By PAMELA SCHAEFFER
ATLANTA — "It's a difficult time for health care," said Dr. Donald Berwick, in a keynote address to the Catholic Health Assembly here.
Berwick, appointed administrator of the Centers for Medicare and Medicaid Services by President Barack Obama in 2010, described the mood of the country around health care as "conflicted, polarized, fretful, uncertain."
But increasingly, he said, those emotions are mixed with a sense of urgency, a conviction "that something must be done. We seem to be agreeing with that as a country across all boundaries of political persuasions."
The problems with American health care are well-known, Berwick said: costs are too high, value is too low. The nation is really at a juncture right now, he said, adding that when high costs hinder the nation's ability to invest in infrastructure, the easy choice is "to withhold things, leave some things out of the picture.
"It's a perfectly plausible way to cut costs, but it's not the right way. It's the wrong way," he said.
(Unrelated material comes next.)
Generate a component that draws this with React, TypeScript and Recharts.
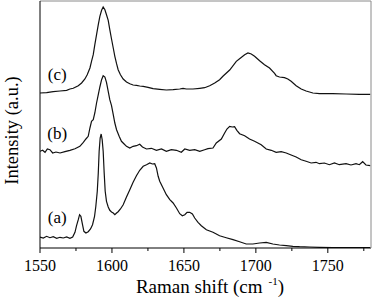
import React from 'react';
import { LineChart, Line, XAxis, YAxis, ReferenceDot } from 'recharts';

// Raman shift (cm^-1) and intensity (a.u., offset spectra)
const shiftA = [1550.0, 1552.3, 1554.6, 1556.9, 1559.2, 1561.6, 1563.9, 1566.2, 1568.5, 1570.8, 1572.7, 1574.3, 1575.4, 1576.6, 1577.5, 1578.4, 1579.4, 1580.5, 1581.9, 1583.5, 1585.1, 1586.5, 1587.9, 1588.8, 1589.8, 1590.5, 1591.1, 1591.8, 1592.5, 1593.2, 1593.9, 1594.6, 1595.3, 1596.2, 1597.4, 1598.5, 1599.7, 1600.9, 1602.0, 1603.2, 1604.3, 1605.9, 1607.8, 1610.1, 1612.4, 1614.7, 1617.0, 1619.3, 1621.7, 1624.0, 1626.3, 1628.1, 1629.7, 1630.9, 1632.1, 1633.2, 1635.5, 1637.8, 1640.2, 1642.5, 1644.8, 1647.1, 1648.9, 1650.6, 1652.2, 1654.0, 1655.9, 1657.5, 1659.8, 1662.1, 1665.6, 1670.2, 1674.8, 1679.4, 1684.1, 1688.7, 1693.3, 1697.9, 1702.6, 1707.2, 1711.8, 1716.4, 1721.1, 1725.7, 1730.3, 1737.2, 1744.2, 1753.4, 1762.7, 1771.9, 1779.5];
const intensityA = [11.0, 10.0, 11.7, 10.3, 11.3, 9.7, 10.7, 10.0, 11.0, 9.7, 11.0, 15.7, 22.3, 28.3, 33.3, 31.7, 24.3, 16.7, 15.0, 16.3, 19.0, 23.3, 31.7, 41.7, 56.7, 75.0, 96.7, 110.0, 114.0, 108.3, 96.7, 75.0, 56.7, 46.7, 41.0, 37.7, 36.0, 35.0, 33.3, 35.0, 36.3, 39.0, 43.3, 51.0, 58.3, 65.7, 72.3, 77.7, 81.7, 83.3, 85.0, 84.0, 84.3, 80.0, 71.7, 66.7, 60.0, 53.3, 48.3, 45.0, 40.0, 34.3, 32.3, 33.3, 35.7, 35.7, 34.0, 30.0, 25.7, 22.3, 18.3, 15.7, 12.3, 10.3, 8.3, 6.3, 4.0, 4.0, 5.0, 5.7, 4.0, 3.0, 2.3, 1.7, 1.3, 1.0, 0.7, 0.5, 0.4, 0.3, 0.3];

const shiftB = [1550.0, 1551.8, 1553.5, 1555.1, 1556.9, 1558.8, 1561.1, 1563.9, 1567.3, 1570.8, 1574.3, 1577.7, 1580.1, 1581.9, 1583.5, 1584.7, 1585.8, 1587.0, 1588.1, 1589.3, 1590.5, 1591.6, 1592.8, 1593.9, 1595.1, 1596.2, 1597.4, 1598.5, 1599.7, 1600.9, 1602.0, 1603.2, 1605.0, 1606.6, 1608.3, 1610.1, 1612.4, 1614.7, 1617.0, 1619.3, 1621.2, 1624.0, 1627.4, 1630.9, 1634.4, 1637.8, 1641.3, 1644.8, 1648.2, 1650.6, 1654.0, 1657.5, 1661.0, 1664.4, 1666.7, 1670.2, 1672.5, 1676.0, 1678.3, 1679.9, 1681.8, 1683.6, 1685.2, 1686.8, 1688.7, 1692.2, 1695.6, 1699.1, 1703.7, 1707.2, 1710.7, 1714.1, 1717.6, 1721.1, 1724.5, 1728.0, 1731.5, 1734.9, 1738.4, 1741.8, 1744.2, 1747.6, 1751.1, 1754.6, 1758.0, 1762.7, 1766.1, 1769.6, 1771.9, 1774.2, 1776.5, 1779.5];
const intensityB = [96.7, 97.7, 95.7, 99.0, 98.3, 95.0, 96.0, 95.0, 96.3, 97.7, 99.3, 101.7, 105.7, 109.0, 111.7, 120.0, 126.7, 128.3, 135.0, 145.0, 153.3, 161.0, 168.3, 172.3, 171.0, 165.7, 156.7, 148.3, 142.3, 133.3, 125.0, 118.3, 111.7, 106.7, 104.3, 101.7, 100.0, 101.7, 102.3, 103.7, 101.0, 99.0, 99.7, 97.7, 99.0, 96.7, 98.3, 97.7, 95.7, 99.0, 97.7, 98.3, 96.7, 98.3, 99.3, 100.0, 105.0, 109.0, 115.0, 119.0, 121.7, 121.0, 121.3, 117.7, 114.3, 112.3, 109.0, 106.7, 103.3, 99.0, 97.7, 95.7, 96.3, 95.0, 93.0, 91.0, 88.3, 86.7, 85.0, 85.7, 84.3, 85.0, 83.3, 85.0, 83.3, 84.3, 83.0, 84.3, 83.3, 86.3, 83.0, 82.3];

const shiftC = [1550.0, 1554.6, 1559.2, 1563.9, 1568.5, 1570.8, 1573.1, 1576.6, 1578.9, 1581.2, 1582.8, 1584.7, 1585.8, 1587.0, 1588.1, 1589.3, 1590.5, 1591.6, 1592.8, 1593.9, 1595.1, 1596.2, 1597.4, 1598.5, 1599.7, 1600.9, 1602.0, 1603.2, 1604.3, 1605.9, 1607.8, 1610.1, 1612.4, 1614.7, 1617.0, 1619.3, 1621.7, 1625.1, 1628.6, 1633.2, 1637.8, 1642.5, 1647.1, 1649.4, 1651.7, 1656.3, 1661.0, 1664.4, 1667.9, 1671.4, 1674.8, 1677.1, 1681.8, 1686.4, 1688.7, 1692.2, 1694.5, 1696.8, 1699.1, 1702.6, 1706.0, 1709.5, 1713.0, 1714.1, 1716.4, 1719.9, 1722.2, 1724.5, 1728.0, 1731.5, 1734.9, 1739.6, 1744.2, 1753.4, 1762.7, 1771.9, 1779.5];
const intensityC = [155.0, 155.3, 156.3, 157.0, 157.7, 159.0, 159.7, 162.3, 165.0, 169.0, 173.3, 180.0, 186.7, 193.3, 203.3, 213.3, 223.3, 231.7, 237.7, 241.0, 238.3, 233.3, 227.7, 218.3, 209.0, 200.0, 191.7, 184.3, 178.3, 173.3, 169.0, 166.0, 164.3, 163.0, 162.7, 162.0, 161.7, 160.7, 159.3, 158.7, 158.0, 158.3, 159.0, 159.7, 159.0, 159.0, 159.7, 160.3, 162.3, 165.0, 168.3, 171.7, 178.0, 186.7, 189.3, 193.3, 195.0, 194.0, 191.7, 187.3, 183.3, 180.0, 174.7, 172.3, 171.0, 170.3, 169.0, 166.7, 162.3, 159.0, 157.0, 155.0, 154.3, 154.3, 154.0, 153.7, 153.7];

const xTicks = [1550, 1575, 1600, 1625, 1650, 1675, 1700, 1725, 1750, 1775];
const spectrumLabels = ['(a)', '(b)', '(c)'];
const labelShift = 1562;
const labelHeights = [31, 115, 174];

const toPoints = (xs: number[], ys: number[]) => xs.map((x, i) => ({ x, y: ys[i] }));
const dataA = toPoints(shiftA, intensityA);
const dataB = toPoints(shiftB, intensityB);
const dataC = toPoints(shiftC, intensityC);

const FONT = 'Liberation Serif, Times New Roman, serif';
const txt = { fontFamily: FONT };

const XTick = (props: any) => {
  const { x, y, payload } = props;
  const major = payload.value % 50 === 0;
  return (
    <g>
      <line x1={x} x2={x} y1={y} y2={y + (major ? 5 : 3)} stroke="#000" strokeWidth={1} />
      {major && (
        <text x={x} y={y + 23} textAnchor="middle" fontSize={16} style={txt} fill="#000">
          {payload.value}
        </text>
      )}
    </g>
  );
};

const XLabel = (props: any) => {
  const vb = props.viewBox;
  return (
    <text x={vb.x + vb.width / 2 + 4.5} y={vb.y + 45} textAnchor="middle" fontSize={19} style={txt} fill="#000">
      Raman shift (cm
      <tspan fontSize={11} dx={6} dy={-8}>-1</tspan>
      <tspan dy={8}>)</tspan>
    </text>
  );
};

const YLabel = (props: any) => {
  const vb = props.viewBox;
  const cx = vb.x - 21;
  const cy = vb.y + vb.height / 2 + 6;
  return (
    <text x={cx} y={cy} transform={`rotate(-90, ${cx}, ${cy})`} textAnchor="middle" fontSize={18.5} style={txt} fill="#000">
      Intensity (a.u.)
    </text>
  );
};

const SpecLabel = (text: string) => (props: any) => {
  const vb = props.viewBox;
  return (
    <text x={vb.cx ?? vb.x} y={(vb.cy ?? vb.y) + 6} textAnchor="middle" fontSize={17} style={txt} fill="#000">
      {text}
    </text>
  );
};

export default function App() {
  return (
    <div style={{ position: 'absolute', left: 0, top: 0, width: 374, height: 300, background: '#fff' }}>
      <LineChart width={374} height={300} margin={{ top: 0, right: 2, left: 39, bottom: 0 }}>
        <XAxis
          xAxisId="b"
          dataKey="x"
          type="number"
          domain={[1550, 1780]}
          allowDataOverflow
          ticks={xTicks}
          tick={<XTick />}
          tickLine={false}
          tickSize={0}
          tickMargin={0}
          height={52}
          axisLine={{ stroke: '#000', strokeWidth: 1 }}
          interval={0}
          label={{ content: <XLabel /> }}
        />
        <XAxis
          xAxisId="t"
          orientation="top"
          dataKey="x"
          type="number"
          domain={[1550, 1780]}
          height={1}
          tick={false}
          tickLine={false}
          axisLine={{ stroke: '#8a8a8a', strokeWidth: 1 }}
        />
        <YAxis
          yAxisId="l"
          type="number"
          domain={[0, 247]}
          allowDataOverflow
          width={1}
          tick={false}
          tickLine={false}
          axisLine={{ stroke: '#000', strokeWidth: 1 }}
          label={{ content: <YLabel /> }}
        />
        <YAxis
          yAxisId="r"
          orientation="right"
          type="number"
          domain={[0, 247]}
          width={1}
          tick={false}
          tickLine={false}
          axisLine={{ stroke: '#8a8a8a', strokeWidth: 1 }}
        />
        <Line xAxisId="b" yAxisId="l" data={dataA} dataKey="y" type="linear" stroke="#111" strokeWidth={1.2} dot={false} isAnimationActive={false} />
        <Line xAxisId="b" yAxisId="l" data={dataB} dataKey="y" type="linear" stroke="#111" strokeWidth={1.2} dot={false} isAnimationActive={false} />
        <Line xAxisId="b" yAxisId="l" data={dataC} dataKey="y" type="linear" stroke="#111" strokeWidth={1.2} dot={false} isAnimationActive={false} />
        {spectrumLabels.map((t, i) => (
          <ReferenceDot
            key={t}
            xAxisId="b"
            yAxisId="l"
            x={labelShift}
            y={labelHeights[i]}
            r={0}
            fill="none"
            stroke="none"
            label={{ content: SpecLabel(t) }}
          />
        ))}
      </LineChart>
    </div>
  );
}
The right way — delivering more efficient, more effective and safer care, reducing waste — is harder to explain and execute, but offers far better answers, he said. "I am trying every way I can at CMS to make a case for that" — that American health care needs to move into a future in which "no person is ever harmed by health care. Not one hair."
Before his appointment to lead CMS, Berwick, a pediatrician, was president and chief executive of the Institute for Healthcare Improvement, an organization he cofounded and helped build into a national force for improving quality of health care. He is a former clinical professor of pediatrics and health care policy at Harvard Medical School and former professor of health policy and management at the Harvard School of Public Health.
Berwick said his primary goal since becoming administrator of CMS 11 months ago was to change its view of itself from an agency that operates simply as a payer to one with a much broader vision — a vision that makes CMS a partner with other health care organizations in seeking to improve the nation's health.
"From the day I arrived there, I proposed this vision of who we are: CMS is a major force and trustworthy partner for the continual improvement of health and health care for all Americans," he said.
Partnerships are crucial, Berwick said, adding praise for Catholic health care in general and Sr. Carol Keehan, DC, president and chief executive officer of CHA, in particular. "I can't think of a better partner than Catholic health care in the United States," he said. "And I can't thank Sr. Carol enough for that attitude of partnership. It's been there right along."
Berwick cited five values that will help to move U.S. health care in the right direction: eliminating silos and boundaries, moving quickly, participating in unconditional teamwork, supporting innovation and focusing on the customer.
"We have to constantly figure out how to do more with less," how to better share resources, he said.
The agency's aim is now better care for individuals, better health for the U.S. population and lower cost through improvement, Berwick said, combined with excellence in operations. Operational excellence includes attending to stewardship and being diligent about fraud and abuse, which he described as "all too common in our system."
Berwick said he is beginning to see the policy framework for health reform under the Patient Protection and Affordable Care Act as "two frameworks" or "two phases" — insurance reform and delivery system reform. Without delivery system reform, insurance reform is insufficient, he said. "We don't want to pay for doing a lot of things. We want results."
Accountable care organizations, electronic medical records and medical homes are among delivery system changes supported by health reform that will move health care in the right direction, he believes.
Berwick gave several examples of hospitals that have dramatically reduced rates of infection, complications and mortality by following procedures, including the Seton Family of Hospitals in Austin, Texas, where birth trauma rates have dropped dramatically. Berwick said the knowledge and techniques underlying those successes need to be shared and replicated.
"Defects help no one; excellence helps everyone," he said. "If it can be done somewhere, it can be done everywhere."
He called for "a new relationship of humility" in contrast to "a culture of control and distance and mistrust" and cited the optimism and dedication of Catholic health care leaders as one of the nation's greatest resources for moving forward.
And he is optimistic himself.
"We will never go back" to old attitudes about health care finance and delivery, he said. "The mentality has changed in our country. And so, in some really important sense, I've never seen a more promising, readier time for the changes we need."